For the company's last fiscal year (12 months ended March 31), 48 per cent of its revenues came from the physical channel. Its most recent numbers show that for the first half of this fiscal year, physical only accounts for 34 per cent of its revenues. That may be somewhat expected given the light release slate, but when you consider the company has forecast its revenues this year to be roughly the same (down 2% to up 3%) and its net bookings to be up between 7 per cent and 13 per cent, the company's digital growth is clearly offsetting not just the decline of the physical market, but the lack of major new releases like the previous fiscal year's Mafia III, Civilization VI, Battleborn, and console versions of XCOM 2.

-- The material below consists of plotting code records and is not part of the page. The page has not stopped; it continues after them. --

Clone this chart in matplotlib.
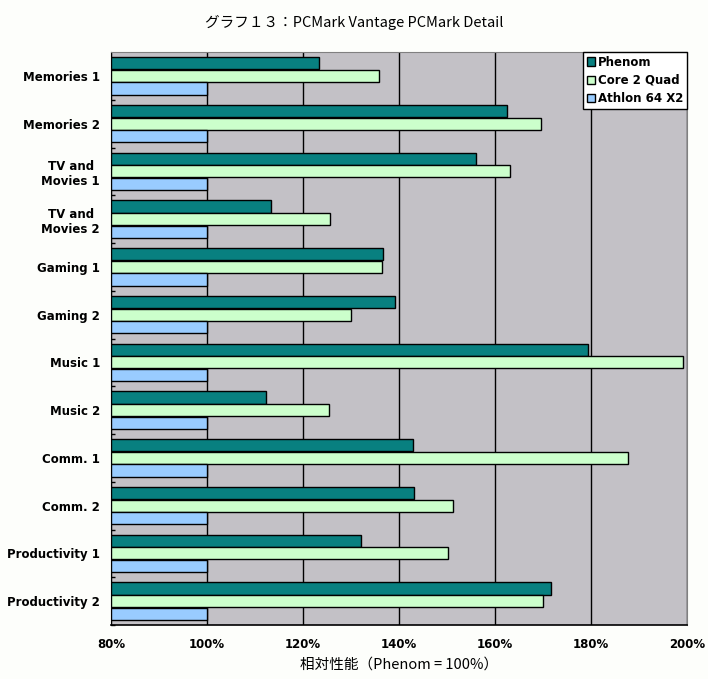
import numpy as np
import matplotlib
matplotlib.use("Agg")
import matplotlib.pyplot as plt
from matplotlib.ticker import FixedLocator, FuncFormatter

# data (relative performance, %)
categories = ["Memories 1", "Memories 2", "TV and\nMovies 1", "TV and\nMovies 2",
              "Gaming 1", "Gaming 2", "Music 1", "Music 2",
              "Comm. 1", "Comm. 2", "Productivity 1", "Productivity 2"]
phenom = [123.3, 162.5, 156.1, 113.3, 136.7, 139.2, 179.4, 112.3, 143.0, 143.1, 132.1, 171.7]
core2quad = [135.8, 169.5, 163.1, 125.6, 136.4, 130.0, 199.2, 125.4, 187.7, 151.3, 150.2, 169.9]
athlon = [100, 100, 100, 100, 100, 100, 100, 100, 100, 100, 100, 100]
series_names = ["Phenom", "Core 2 Quad", "Athlon 64 X2"]
xticks = [80, 100, 120, 140, 160, 180, 200]

colors = ["#088080", "#CCFFCC", "#99CCFF"]
jp = ["Noto Sans CJK JP", "DejaVu Sans"]

fig = plt.figure(figsize=(7.08, 6.79), dpi=100, facecolor="#FDFEFB")
ax = fig.add_axes([111 / 708, 1 - 625 / 679, 576 / 708, 573 / 679])
ax.set_facecolor("#C3C1C6")

y = np.arange(len(categories))
h = 0.264
base = 80
for k, (vals, name) in enumerate(zip([phenom, core2quad, athlon], series_names)):
    ax.barh(y + (k - 1) * h, np.array(vals) - base, left=base, height=h * 0.96,
            color=colors[k], edgecolor="black", linewidth=1.0, label=name, zorder=3)

ax.set_xlim(80, 200)
ax.set_ylim(len(categories) - 0.5, -0.5)
ax.set_xticks(xticks)
ax.xaxis.set_major_formatter(FuncFormatter(lambda v, p: f"{v:.0f}%"))
ax.tick_params(axis="x", length=0, pad=9)
for lab in ax.get_xticklabels():
    lab.set_fontweight("bold")
    lab.set_fontsize(8.5)

ax.set_yticks(y)
ax.set_yticklabels(categories, fontsize=8.5, fontweight="bold", multialignment="center")
ax.tick_params(axis="y", which="major", length=0, pad=8)
ax.yaxis.set_minor_locator(FixedLocator(np.arange(len(categories)) + 0.5))
ax.tick_params(axis="y", which="minor", direction="in", length=3, width=1, color="black")

ax.grid(axis="x", color="black", linewidth=1.0, zorder=1)
ax.set_axisbelow(True)

ax.spines["left"].set_color("black")
ax.spines["bottom"].set_color("black")
ax.spines["bottom"].set_linewidth(1.2)
ax.spines["top"].set_color("#808080")
ax.spines["right"].set_color("#808080")

ax.set_xlabel("相対性能（Phenom = 100%）", family=jp, fontsize=10.5, labelpad=5)
fig.text(0.5, 1 - 22 / 679, "グラフ１３：PCMark Vantage PCMark Detail",
         family=jp, fontsize=10.5, ha="center", va="center")

leg = ax.legend(loc="upper right", bbox_to_anchor=(1.0, 1.0),
                prop={"weight": "bold", "size": 8.5}, frameon=True, fancybox=False,
                edgecolor="black", framealpha=1, borderaxespad=0,
                handlelength=0.7, handleheight=0.7, handletextpad=0.25,
                labelspacing=0.45, borderpad=0.3)
leg.get_frame().set_linewidth(1.0)
leg.set_zorder(5)

fig.savefig("out.png", dpi=100, facecolor=fig.get_facecolor())
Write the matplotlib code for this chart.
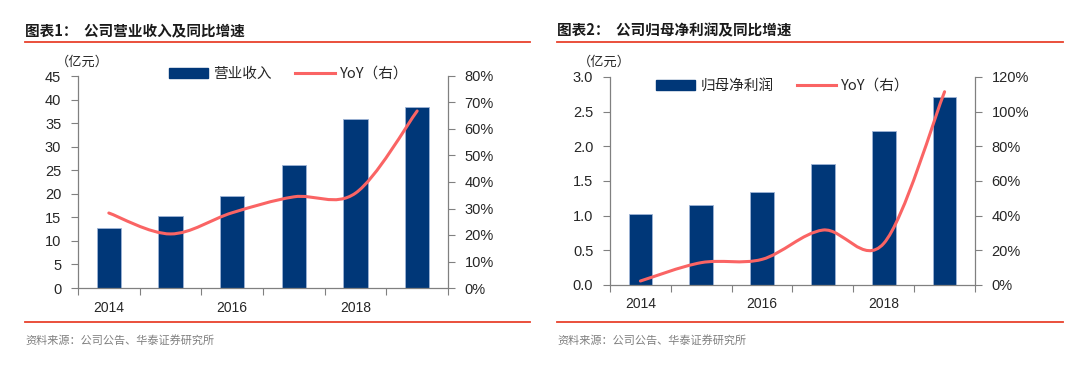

Take-Two has merged recurrent consumer spending and traditional AAA as well as anyone with Grand Theft Auto Online

As for what drove that digital growth, some of it was an increasing preference for more consumers to download their games rather than buy physical copies. However, another large chunk of it was recurrent consumer spending schemes that essentially uncap the maximum amount of money any given user can spend on a game. As anyone who has followed the EA Star Wars Battlefront II saga knows, recurrent consumer spending models were all the rage in 2017 - sometimes with an emphasis on the "rage."

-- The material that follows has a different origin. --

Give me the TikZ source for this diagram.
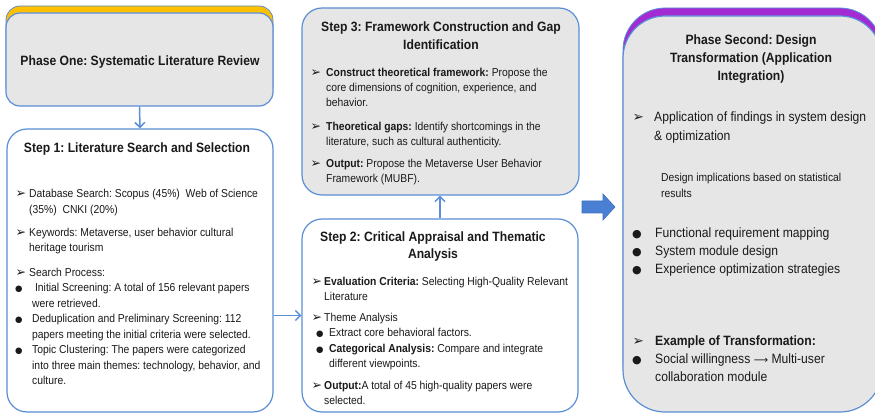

Take-Two has merged the model into the traditional AAA business as well as anyone with the continued success of Grand Theft Auto Online. Grand Theft Auto Online has been running for four years now, and just enjoyed its best quarter ever. The game it comes with, Grand Theft Auto V, has now shipped 85 million units, laying claim to the title of "all-time best-selling video game in the US," and probably plenty of other markets as well. Take-Two may never again have to worry about being profitable in a non-GTA year, because non-GTA years may cease to exist.

Here too, Take-Two is as much a reflection of the industry trend as a whole as it is a success story. And that means the company had to deal with a vocal contingent of its audience upset over its monetization methods. In this case, the game was NBA 2K18, which adopted a more aggressive approach to its virtual currency sales than in past years, opting to weave it into the career mode instead of keeping it confined to its own separate section of the game like EA Sports does with the well-received Ultimate Team modes.

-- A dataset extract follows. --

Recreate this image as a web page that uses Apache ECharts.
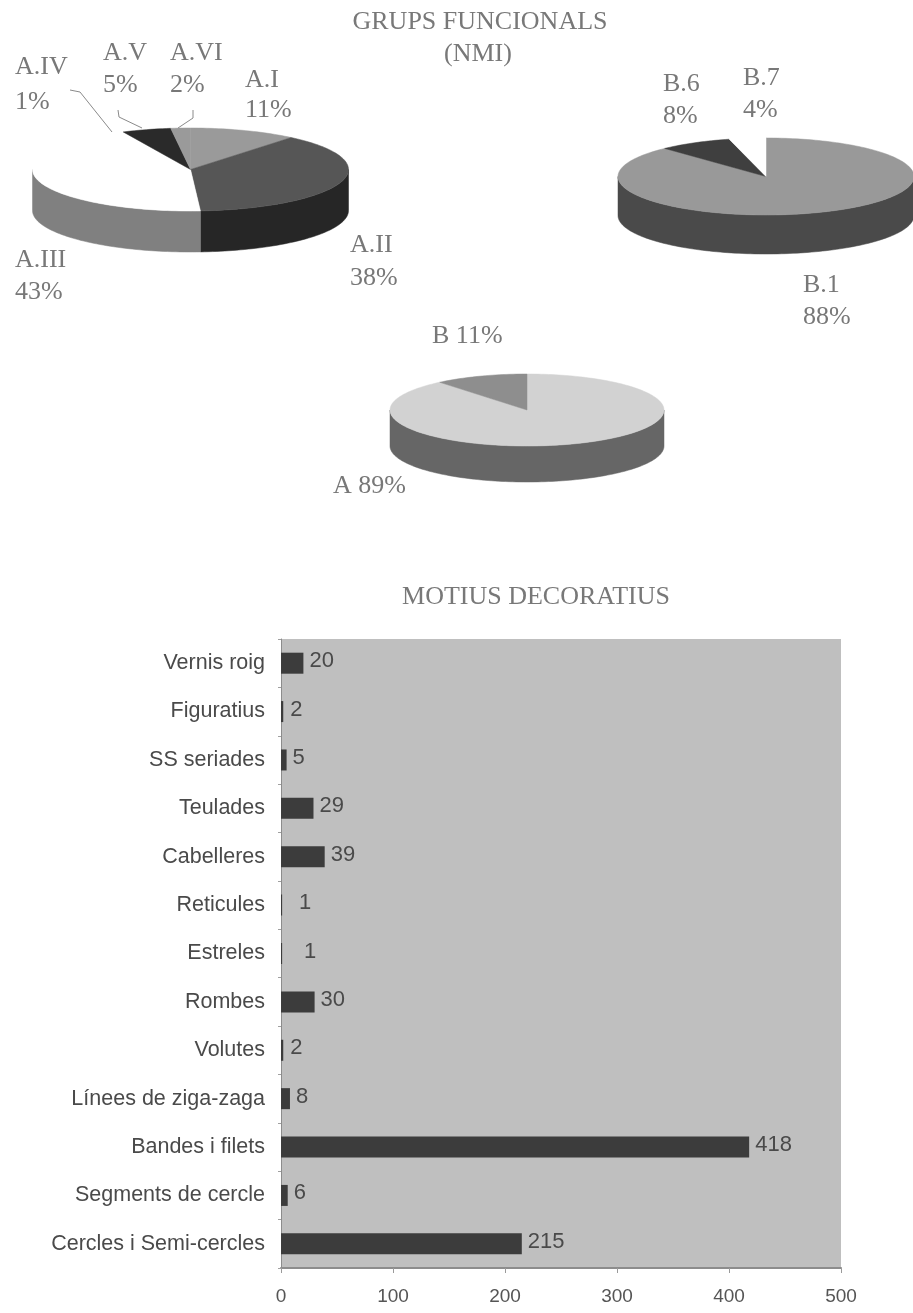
<!DOCTYPE html>
<html><head><meta charset="utf-8">
<style>html,body{margin:0;padding:0;background:#fff}#c{width:913px;height:1313px;filter:blur(.7px)}</style>
<script src="https://cdn.jsdelivr.net/npm/echarts@6/dist/echarts.min.js"></script>
</head><body><div id="c"></div>
<script>
const motiuCategories = ['Vernis roig','Figuratius','SS seriades','Teulades','Cabelleres','Reticules','Estreles','Rombes','Volutes','Línees de ziga-zaga','Bandes i filets','Segments de cercle','Cercles i Semi-cercles'];
const motiuValues = [20,2,5,29,39,1,1,30,2,8,418,6,215];
const xTicks = [0,100,200,300,400,500];

const groupANames = ['A.I','A.II','A.III','A.IV','A.V','A.VI'];
const groupAPercents = [11,38,43,1,5,2];
const groupBNames = ['B.1','B.6','B.7'];
const groupBPercents = [88,8,4];
const totalNames = ['A','B'];
const totalPercents = [89,11];

const labelLabelStyle = {fontFamily:'Liberation Serif',fontSize:26,fill:'#787878'};
const extraOffset = {'Figuratius':1,'Reticules':11,'Estreles':16,'Volutes':1};

function pieSeries(cfg, values){
  const total = values.reduce((a,b)=>a+b,0);
  return {
    type:'custom', coordinateSystem:'none', silent:true, animation:false,
    data: values.map((v,i)=>[i,v]),
    renderItem(params, api){
      const i = api.value(0);
      let before = 0; for(let k=0;k<i;k++) before += values[k];
      const a0 = cfg.start + before/total*360, a1 = a0 + api.value(1)/total*360;
      const pt = (d,dy)=>{const r=d*Math.PI/180; return [cfg.cx+cfg.rx*Math.sin(r), cfg.cy-cfg.ry*Math.cos(r)+(dy||0)];};
      const arc = (s,e,dy)=>{const out=[],n=Math.max(2,Math.ceil((e-s)/1.5)); for(let j=0;j<=n;j++) out.push(pt(s+(e-s)*j/n,dy)); return out;};
      const children = [];
      const s = Math.max(a0,90), e = Math.min(a1,270);
      if(e>s){
        children.push({type:'polygon',shape:{points:arc(s,e,0).concat(arc(s,e,cfg.depth).reverse())},style:{fill:cfg.side[i],stroke:cfg.side[i],lineWidth:.5}});
      }
      children.push({type:'polygon',shape:{points:[[cfg.cx,cfg.cy]].concat(arc(a0,a1,0))},style:{fill:cfg.top[i],stroke:cfg.top[i],lineWidth:.5}});
      return {type:'group',children};
    }
  };
}
const pieA = {cx:190.5,cy:169.5,rx:158,ry:41.5,depth:41,start:0,
  top:['#9a9a9a','#565656','#ffffff','#ffffff','#2a2a2a','#9a9a9a'],
  side:['#777','#262626','#808080','#888','#222','#777']};
const pieB = {cx:766,cy:176.5,rx:148,ry:38.5,depth:39,start:0,
  top:['#999999','#3f3f3f','#ffffff'], side:['#4a4a4a','#333','#fff']};
const pieT = {cx:527,cy:410,rx:137,ry:36,depth:36,start:0,
  top:['#d2d2d2','#8e8e8e'], side:['#666666','#555']};

function txt(x,y,t,align){return {type:'text',x,y,style:Object.assign({},labelLabelStyle,{text:t,textAlign:align||'left',textVerticalAlign:'middle'})};}
function two(x,y1,y2,name,pct){return [txt(x,y1,name),txt(x,y2,pct+'%')];}
function leader(pts){return {type:'polyline',shape:{points:pts},style:{stroke:'#8a8a8a',lineWidth:1,fill:null}};}

const graphics = [
  txt(480,22,'GRUPS FUNCIONALS','center'), txt(478,54,'(NMI)','center'),
  txt(536,597,'MOTIUS DECORATIUS','center'),
  ...two(245,80,110,groupANames[0],groupAPercents[0]),
  ...two(350,245,278,groupANames[1],groupAPercents[1]),
  ...two(15,260,292,groupANames[2],groupAPercents[2]),
  ...two(15,67,102,groupANames[3],groupAPercents[3]),
  ...two(103,53,85,groupANames[4],groupAPercents[4]),
  ...two(170,53,85,groupANames[5],groupAPercents[5]),
  ...two(803,285,317,groupBNames[0],groupBPercents[0]),
  ...two(663,84,116,groupBNames[1],groupBPercents[1]),
  ...two(743,78,110,groupBNames[2],groupBPercents[2]),
  txt(432,336,totalNames[1]+' '+totalPercents[1]+'%'),
  txt(333,486,totalNames[0]+' '+totalPercents[0]+'%'),
  leader([[70,90],[80,92],[112,132]]),
  leader([[118,110],[119,117],[142,128]]),
  leader([[193,110],[193,118],[178,128]])
];

const chart = echarts.init(document.getElementById('c'),null,{width:913,height:1313,renderer:'canvas'});
chart.setOption({
  animation:false, backgroundColor:'#fff',
  grid:{left:281,top:639,width:560,height:629,backgroundColor:'#bfbfbf',show:true,borderWidth:0},
  xAxis:{type:'value',min:0,max:500,interval:100,splitLine:{show:false},
    axisLine:{show:true,lineStyle:{color:'#8c8c8c',width:2}},
    axisTick:{show:true,length:5,lineStyle:{color:'#9a9a9a'}},
    axisLabel:{margin:19,fontFamily:'Liberation Sans',fontSize:19,color:'#555',
      customValues:xTicks,formatter:v=>String(v)}},
  yAxis:{type:'category',inverse:true,data:motiuCategories,
    axisLine:{show:true,lineStyle:{color:'#8c8c8c',width:1}},
    axisTick:{show:true,length:3,lineStyle:{color:'#a0a0a0'}},
    axisLabel:{margin:16,fontFamily:'Liberation Sans',fontSize:21.5,color:'#4a4a4a'}},
  graphic:{elements:graphics},
  series:[
    {type:'bar',barWidth:21,itemStyle:{color:'#3c3c3c'},
     data:motiuValues.map((v,i)=>({value:v,label:{offset:[extraOffset[motiuCategories[i]]||0,-2]}})),
     label:{show:true,position:'right',distance:6,fontFamily:'Liberation Sans',fontSize:22,color:'#4a4a4a'}},
    pieSeries(pieA,groupAPercents),
    pieSeries(pieB,groupBPercents),
    pieSeries(pieT,totalPercents)
  ]
});
</script></body></html>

That said, even Take-Two's missteps seem to be working in its favor. Upset players aside, NBA 2K18 shipped six million copies in its launch quarter (up 20 per cent year-over-year), saw virtual currency sales skyrocket 57 per cent, and has Take-Two expecting it to be its best-performing sports game ever.

It remains to be seen whether Take-Two can continue to manage the shift to digital as adeptly as it has thus far, but Zelnick seems to have the publisher well positioned for the future, however it may turn out.

"We believe that if we focus on creating the highest-quality entertainment experiences and deliver new and innovative ways that captivate and engage our audiences, success will follow," Zelnick told GamesIndustry.biz after being informed of his People of the Year nod. "We're immensely proud of our development teams' passion, creative vision and ability to connect deeply with their fans."